AIM OF THE EXERCISE
Quote the records below word for word, please, from the very first line through the one that contains "const nu = [0.2, 0.25, 0.3, 0.35, 0.4, 0.45, 0.5];", and nothing beyond it.

[Data extracted from a collection]
————

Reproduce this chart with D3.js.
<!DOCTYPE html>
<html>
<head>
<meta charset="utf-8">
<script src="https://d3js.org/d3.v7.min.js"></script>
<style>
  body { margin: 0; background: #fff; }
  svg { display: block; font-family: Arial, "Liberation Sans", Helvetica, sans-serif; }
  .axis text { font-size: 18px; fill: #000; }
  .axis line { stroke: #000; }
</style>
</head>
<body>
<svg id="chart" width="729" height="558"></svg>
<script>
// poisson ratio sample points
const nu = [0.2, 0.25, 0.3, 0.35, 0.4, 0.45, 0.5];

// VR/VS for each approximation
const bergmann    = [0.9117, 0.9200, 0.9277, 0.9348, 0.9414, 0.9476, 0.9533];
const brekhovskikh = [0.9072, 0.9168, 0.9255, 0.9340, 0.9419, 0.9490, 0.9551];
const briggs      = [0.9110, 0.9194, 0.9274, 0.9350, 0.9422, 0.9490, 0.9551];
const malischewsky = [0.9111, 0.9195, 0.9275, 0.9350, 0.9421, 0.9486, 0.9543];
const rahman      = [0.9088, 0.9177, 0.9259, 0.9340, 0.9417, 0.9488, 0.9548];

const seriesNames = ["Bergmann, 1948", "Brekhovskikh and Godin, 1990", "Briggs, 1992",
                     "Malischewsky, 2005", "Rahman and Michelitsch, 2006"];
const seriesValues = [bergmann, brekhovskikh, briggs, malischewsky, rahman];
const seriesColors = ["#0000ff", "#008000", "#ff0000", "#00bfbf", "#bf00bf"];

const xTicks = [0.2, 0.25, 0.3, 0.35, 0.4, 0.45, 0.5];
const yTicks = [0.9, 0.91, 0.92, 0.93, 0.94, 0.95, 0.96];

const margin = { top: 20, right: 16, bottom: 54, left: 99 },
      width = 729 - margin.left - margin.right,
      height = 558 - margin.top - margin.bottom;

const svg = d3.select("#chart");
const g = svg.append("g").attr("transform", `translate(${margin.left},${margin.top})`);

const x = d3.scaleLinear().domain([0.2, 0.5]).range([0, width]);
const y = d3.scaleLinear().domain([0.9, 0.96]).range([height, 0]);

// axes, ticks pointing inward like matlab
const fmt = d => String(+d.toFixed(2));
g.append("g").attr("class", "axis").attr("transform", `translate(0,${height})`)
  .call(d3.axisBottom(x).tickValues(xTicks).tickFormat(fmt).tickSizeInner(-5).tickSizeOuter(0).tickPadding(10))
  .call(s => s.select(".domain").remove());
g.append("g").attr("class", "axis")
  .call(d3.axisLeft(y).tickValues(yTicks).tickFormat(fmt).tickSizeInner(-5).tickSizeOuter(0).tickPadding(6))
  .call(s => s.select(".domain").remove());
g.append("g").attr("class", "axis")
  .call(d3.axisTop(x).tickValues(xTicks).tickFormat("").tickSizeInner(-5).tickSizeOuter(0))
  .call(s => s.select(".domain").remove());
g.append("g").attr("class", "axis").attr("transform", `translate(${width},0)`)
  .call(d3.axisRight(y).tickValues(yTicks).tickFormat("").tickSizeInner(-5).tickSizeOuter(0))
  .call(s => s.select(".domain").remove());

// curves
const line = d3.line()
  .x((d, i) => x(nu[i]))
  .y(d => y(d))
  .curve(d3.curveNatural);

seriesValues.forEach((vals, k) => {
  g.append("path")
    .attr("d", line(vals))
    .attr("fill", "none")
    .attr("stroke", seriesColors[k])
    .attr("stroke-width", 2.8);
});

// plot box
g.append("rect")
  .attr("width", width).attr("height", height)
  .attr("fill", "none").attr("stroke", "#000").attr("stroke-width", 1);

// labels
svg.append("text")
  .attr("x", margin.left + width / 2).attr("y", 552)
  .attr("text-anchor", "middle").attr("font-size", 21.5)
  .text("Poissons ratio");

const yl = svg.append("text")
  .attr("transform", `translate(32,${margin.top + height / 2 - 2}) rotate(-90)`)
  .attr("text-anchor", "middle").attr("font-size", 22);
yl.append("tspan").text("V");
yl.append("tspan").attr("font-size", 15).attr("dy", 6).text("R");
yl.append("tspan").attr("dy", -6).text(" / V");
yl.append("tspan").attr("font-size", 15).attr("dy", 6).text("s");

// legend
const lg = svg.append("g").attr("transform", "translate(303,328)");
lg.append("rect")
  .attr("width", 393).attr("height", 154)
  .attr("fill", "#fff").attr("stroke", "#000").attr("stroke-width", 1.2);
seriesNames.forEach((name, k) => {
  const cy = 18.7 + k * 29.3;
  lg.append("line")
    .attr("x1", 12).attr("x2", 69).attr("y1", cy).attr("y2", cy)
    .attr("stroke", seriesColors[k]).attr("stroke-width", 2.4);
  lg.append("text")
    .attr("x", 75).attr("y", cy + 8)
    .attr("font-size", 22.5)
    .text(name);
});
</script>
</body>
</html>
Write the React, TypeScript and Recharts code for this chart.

————

IN RESPONSE
Reproduce this chart with D3.js.
<!DOCTYPE html>
<html>
<head>
<meta charset="utf-8">
<script src="https://d3js.org/d3.v7.min.js"></script>
<style>
  body { margin: 0; background: #fff; }
  svg { display: block; font-family: Arial, "Liberation Sans", Helvetica, sans-serif; }
  .axis text { font-size: 18px; fill: #000; }
  .axis line { stroke: #000; }
</style>
</head>
<body>
<svg id="chart" width="729" height="558"></svg>
<script>
// poisson ratio sample points
const nu = [0.2, 0.25, 0.3, 0.35, 0.4, 0.45, 0.5];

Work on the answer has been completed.